Agora, os cientistas revelaram uma imagem mais clara usando uma combinação de técnicas geofísicas. Primeiro, eles coletaram dados de uma série de eletrodos acima do solo que mediu a facilidade com que o calcário conduzia eletricidade – o que pode indicar regiões de rochas ou de fendas. Em seguida, eles usaram sensores para procurar pequenas variações na força de gravidade, que podem revelar cavernas. Finalmente, eles registraram os reflexos das ondas sísmicas produzidas pela detonação de pequenas cargas explosivas, uma forma de produzir um mapa subterrâneo do terreno acidentado.

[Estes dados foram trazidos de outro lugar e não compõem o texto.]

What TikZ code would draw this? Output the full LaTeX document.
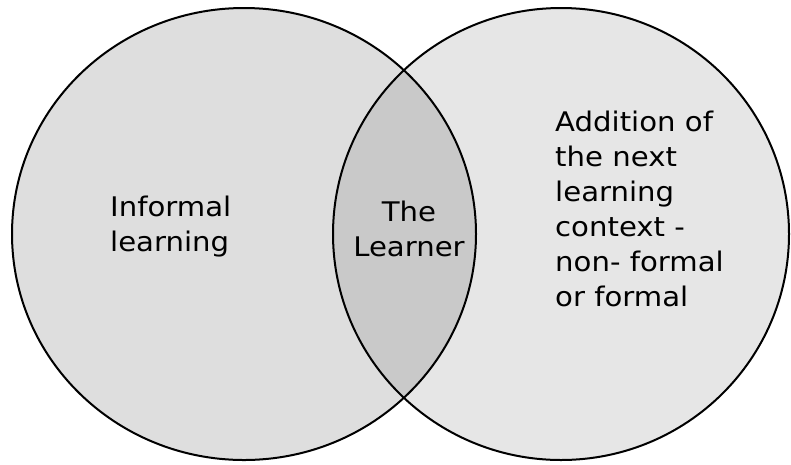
\documentclass[tikz,border=0pt]{standalone}
\usepackage{fontspec}
\setmainfont[FakeStretch=1.08]{DejaVu Sans}
\definecolor{leftfill}{HTML}{DEDEDE}
\definecolor{rightfill}{HTML}{E6E6E6}
\definecolor{midfill}{HTML}{C9C9C9}
\begin{document}
\begin{tikzpicture}[x=1pt,y=-1pt,
  outline/.style={draw=black,line width=2pt},
  label/.style={inner sep=0pt,align=left,font=\fontsize{27}{35}\selectfont},
  midlabel/.style={inner sep=0pt,align=center,font=\fontsize{27}{35}\selectfont}]
\useasboundingbox (0,0) rectangle (791,464);
\def\leftell{(244,234) ellipse [x radius=232, y radius=226]}
\def\rightell{(561,234) ellipse [x radius=228, y radius=226]}
\fill[leftfill] \leftell;
\fill[rightfill] \rightell;
\begin{scope}
  \clip \leftell;
  \fill[midfill] \rightell;
\end{scope}
\draw[outline] \leftell;
\draw[outline] \rightell;
\node[label,anchor=north west] (informal) at (110,196) {Informal\\learning};
\node[midlabel,anchor=north] (learner) at (409,201) {The\\Learner};
\node[label,anchor=north west] (addition) at (555,111) {Addition of\\the next\\learning\\context -\\non- formal\\or formal};
\end{tikzpicture}
\end{document}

A imagem resultante revelou um sistema de cavernas profundas em forma de trincheira – algumas cheias de sedimentos – que foram esculpidas no calcário, disse o geofísico Radek Klanica da Academia de Ciências da República Tcheca, que liderou o estudo. Surpreendentemente, essas trincheiras cobertas de sedimentos se estendem até cerca de 1 quilômetro abaixo da superfície – muito mais profundo do que as estimativas anteriores, a equipe relatou este mês no Journal of Geophysical Research: Earth Surface. Essa nova profundidade pode aumentar o apelo para os turistas, diz Klanica, o que é “especialmente importante” para a economia. Mas também oferece novos insights sobre a geologia local, o que pode ter implicações mais amplas para a manutenção do abastecimento de água na região.
Klanica e seus colegas também encontraram evidências de um antigo sistema de drenagem de águas subterrâneas no calcário, sugerindo uma nova origem superficial para o abismo. As trincheiras subterrâneas se alinham com montanhas de um lado e uma bacia profunda do outro. A água teria escorrido das montanhas para a antiga bacia, cavando cavernas de cima para baixo. Os pesquisadores acreditam que uma ressurgência adicional de água vinda de baixo pode ter ocorrido mais tarde, explicando a presença de isótopos de carbono e hélio. Klanica diz que isso significa que os cientistas podem precisar reconsiderar as origens de outras cavernas profundas supostamente formadas de baixo para cima, como a Lagoa Misteriosa no Brasil (em Bonito – Mato Grosso do Sul) ou a Boesmansgat na África do Sul.
Francesco Sauro, geólogo da Universidade de Bolonha que não esteve envolvido no estudo, elogia o uso de vários métodos geofísicos pela equipe. “É um bom exemplo de como você deve fazer as coisas”, diz ele. A nova profundidade estimada do abismo é “impressionante”, acrescenta. “Pode ser que outras cavernas tenham a mesma história, ou que cavernas [semelhantes a essa] possam ser ainda mais profundas”. Sauro também está curioso sobre que tipos de organismos vivos os cientistas podem encontrar nas profundezas do sistema de cavernas: “Não sabemos exatamente o que pode estar lá embaixo”.